Saving Excel document removes the chart


I am using OpenPyXL for processing, there are only 2 lines of code:

workbook = load_workbook(filename='input.xlsx', keep_vba=True, rich_text=True)
# I will do operator here, but there is an error, so I comment this line
workbook.save('output.xlsx')

Then I get the output with less size:

Output

When I try to open output.xlsx, this notification appears:

Error Notification

The chart was removed by Microsoft Excel. Sometimes I cannot open it in Microsoft Excel, but LibreOffice can open it with no error.
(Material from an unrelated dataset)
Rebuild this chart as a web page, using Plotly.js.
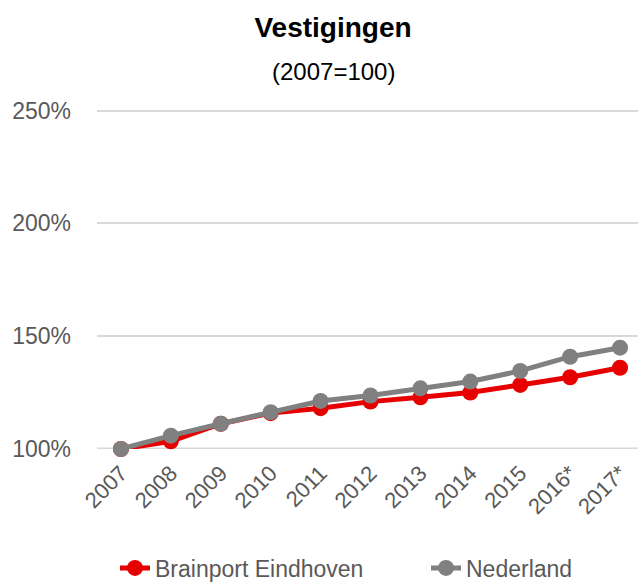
<!DOCTYPE html>
<html>
<head>
<meta charset="utf-8">
<script src="https://cdn.plot.ly/plotly-3.0.1.min.js"></script>
<style>html,body{margin:0;padding:0;background:#fff;}#chart{width:638px;height:583px;}</style>
</head>
<body>
<div id="chart"></div>
<script>
const years = ["2007","2008","2009","2010","2011","2012","2013","2014","2015","2016*","2017*"];
const brainport = [100, 103.4, 111.2, 115.9, 118.1, 121.0, 122.9, 125.0, 128.4, 131.8, 136.0];
const nederland = [100, 105.9, 111.2, 116.3, 121.3, 123.7, 126.9, 129.9, 134.6, 140.9, 144.9];
const yTicks = [100, 150, 200, 250];
const yTickLabels = ["100%", "150%", "200%", "250%"];

const FONT = "'Liberation Sans', Arial, sans-serif";

const traces = [
  {
    x: years, y: brainport, name: "Brainport Eindhoven",
    type: "scatter", mode: "lines+markers",
    line: {color: "#e60000", width: 5},
    marker: {color: "#e60000", size: 16},
    cliponaxis: false, legend: "legend"
  },
  {
    x: years, y: nederland, name: "Nederland",
    type: "scatter", mode: "lines+markers",
    line: {color: "#808080", width: 5},
    marker: {color: "#808080", size: 16},
    cliponaxis: false, legend: "legend2"
  }
];

const legendBase = {
  orientation: "h", xanchor: "left",
  yref: "container", y: 1 - 568/583, yanchor: "middle",
  font: {size: 23, color: "#595959"},
  bgcolor: "rgba(0,0,0,0)"
};

const layout = {
  width: 638, height: 583,
  margin: {l: 97, r: 0, t: 88, b: 134, autoexpand: false},
  paper_bgcolor: "#fff", plot_bgcolor: "#fff",
  font: {family: FONT, color: "#595959", size: 23},
  title: {
    text: "<b>Vestigingen</b>",
    font: {family: FONT, size: 28, color: "#000"},
    x: 333/638, xanchor: "center", xref: "container",
    y: 1 - 27/583, yanchor: "middle", yref: "container"
  },
  annotations: [{
    text: "(2007=100)", xref: "paper", yref: "paper",
    x: (333-97)/541, y: (449-71)/361, xanchor: "center", yanchor: "middle",
    showarrow: false, font: {family: FONT, size: 24, color: "#000"}
  }],
  xaxis: {
    type: "category",
    range: [-0.48, 10.36],
    tickangle: -45,
    showgrid: false, zeroline: false, showline: false,
    ticks: "", ticklabelstandoff: 6,
    tickfont: {size: 22, color: "#595959"},
    automargin: false,
    fixedrange: true
  },
  yaxis: {
    range: [100, 260],
    tickvals: yTicks, ticktext: yTickLabels,
    showgrid: true, gridcolor: "#d9d9d9", gridwidth: 2,
    zeroline: false, showline: false, ticks: "",
    ticklabelstandoff: 25,
    tickfont: {size: 23, color: "#595959"},
    automargin: false,
    fixedrange: true
  },
  shapes: [{
    type: "line", xref: "paper", yref: "y", x0: 0, x1: 1, y0: 100, y1: 100,
    line: {color: "#d9d9d9", width: 3}, layer: "below"
  }],
  showlegend: true,
  legend: Object.assign({}, legendBase, {xref: "container", x: 115/638}),
  legend2: Object.assign({}, legendBase, {xref: "container", x: 426/638})
};

Plotly.newPlot("chart", traces, layout, {displayModeBar: false, staticPlot: true});
</script>
</body>
</html>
Left: input.xlsx, right: output.xlsx. The chart was removed and Microsoft Excel reports an error:

Result

The alert:

enter image description here

Often my input file has ~ 4 sheets, a chart, and 1 sheet has data. My task is to write data to one sheet, I do not care about the others. I want to get one of these solutions:

  1. Allow OpenPyXL to read the charts the right way.
  2. Make OpenPyXL read a specific sheet, and other sheets will be passed.
  3. Avoid OpenPyXL decrease the size of the file (I think OpenPyXL does it for performance).

Using another library/language is the last option.


Solution

  • The problem is that your charts are combination charts. The chart plot area contains a bar chart and a line chart. Each of these charts has one series where the first series, which is the bar chart series, has idx 0 and order 1 while the second series, which is the line chart series, has idx 1 and order 0. The order is the series order in Select Data Source of the chart. There the line chart series is before the bar chart series.

    Seems openpyxl reader does not handle combination charts properly. It reads the first bar chart in plot area and re-indexes it's series. Other possible series of additional charts in plot area stay unchanged for idx and order. And because the reader only finds one chart series in first bar chart in plot area, this series get idx 0 and order 0 then, since it is the only one series known. The following not considered line chart series stays idx 1 and order 0. But then both series in plot area have the same order 0 and that leads to the error while opening in Excel.

    Workaround: Change the series order in Select Data Source of the charts. For left chart "Cost" before "CVs". For right chart "IMP" before "CPC". Then bar chart series has has idx 0 and order 0 and line chart series has has idx 1 and order 1. That works then.

    enter image description here

    If you don't want to change the source file, the following code should also work:

    from openpyxl import load_workbook
    
    wb = load_workbook("./input.xlsx", rich_text=True)
    
    for sheet in wb.worksheets:
        for chart in sheet._charts:
            idx = 0
            order = 0
            for subChart in chart._charts:
                print(subChart)
                for ser in subChart.ser:
                    print(ser.idx)
                    print(ser.order)
                    ser.idx = idx
                    idx += 1
                    ser.order = order
                    order += 1
                    print(ser.idx)
                    print(ser.order)
    
    wb.save("./output.xlsx")
    

    It re-indexes and re-orders all series in all sub-charts for each main-chart in worksheet.